Tinashe, "Company" (RCA). The second track from the Los Angeles R&B singer Tinashe's forthcoming new album is, like much of her work, exploring odd sonic spaces that accent minimalism but have enough curlicue flair to make a clear artistic statement.
Her best songs groove like a young Sade but minus the smooth traditionalism. A few weeks ago Tinashe released the first song, "Superlove," a chrome-toned banger, shimmering but solid. She then issued "Company," which pumps with a different kind of momentum.
Produced by Tricky Stewart and Terius "the-dream" Nash, who are also responsible for massive hits by Rihanna (her breakout hit "Umbrella"), Beyoncé ("Single Ladies (Put a Ring on It)") and dozens of others, it's more delicate than "Superlove." Like many of Nash's recent productions, the track revels in aural solitude and rhythmic restraint while lyrically Tinashe details to a would-be lover the terms of any potential arrangement. (Warning: The below video features a few incidental cusses.)
"I don't need the loving, nope/ So don't make this something" she sings at the beginning of song. Unlike Sade's warning about a "Smooth Operator," Tinashe, 23, is the one in control, dominating her man with take-it-or-leave-it ambivalence.
She goes further a few verses later — "You're just my little side thing/ Just a little sweet fling" -- before rolling back to the chorus: "I just want some company." Her delivery suggests that the artist shouldn't have problems finding takers.

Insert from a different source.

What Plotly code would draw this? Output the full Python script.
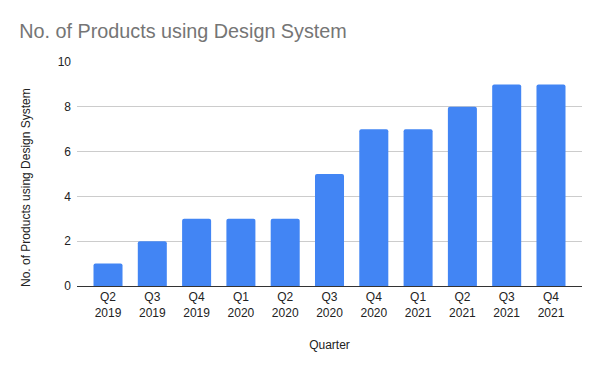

Cherry Glazerr, "Told You I'd Be With the Guys" (Secretly Canadian). The video for the rising Los Angeles rock trio Cherry Glazerr's new song, "I Told You I'd Be With the Guys," finds them playing it in a modest apartment while some guy sits on a couch ignoring them. Then another man appears, then another. All wear blank expressions and the same khakis and red polo shirt. They make themselves at home.
The magnetic singer, songwriter and guitarist Clementine Creevy takes note but keeps strumming her Rickenbacker guitar. The apartment continues to fill with clean-cut dudes until Cherry Glazerr finds itself in the middle of the most boring Average Joe party ever.
The band, with a moniker that riffs on KCRW radio host Chery Glaser's name, rips through a hard-rock song that moves from a tensely strummed ode to a gradually climaxing, distorted rock anthem. All the while, Creevy is exploring a moment in time: "I was a lone wolf -- I thought I lost my pack," she sings to open. "Where are my ladies? Nobody has my back."
The lines are loaded, suggesting in a few spare words gender politics and predatory dudes. "I told you ... I told you ... I told you I'd be with the guys," she sings, sounding increasingly frustrated, before adding: "But I know better than to be with the guys." By the end, the apartment is so crammed with khaki-clad dudes that the band can barely move, and they've been treated to the best song yet from a band poised for greatness.
The Gaslamp Killer, "Instrumentalepathy" (Cuss Records). A resident member of the Low End Theory beat club in Lincoln Heights, the Gaslamp Killer has moved from his role as a wild-haired DJ hamming it up on festival stages to legit producer and bandleader who — while still a wild-haired ham — can move a group of instrumentalists with the confidence of a symphony conductor.
His trippy new beat-based record plays to his strengths: intricately arranged tracks that mix synth-based textures and tones with cosmic samples, as well as a global sound palette that revels in odd rhythms.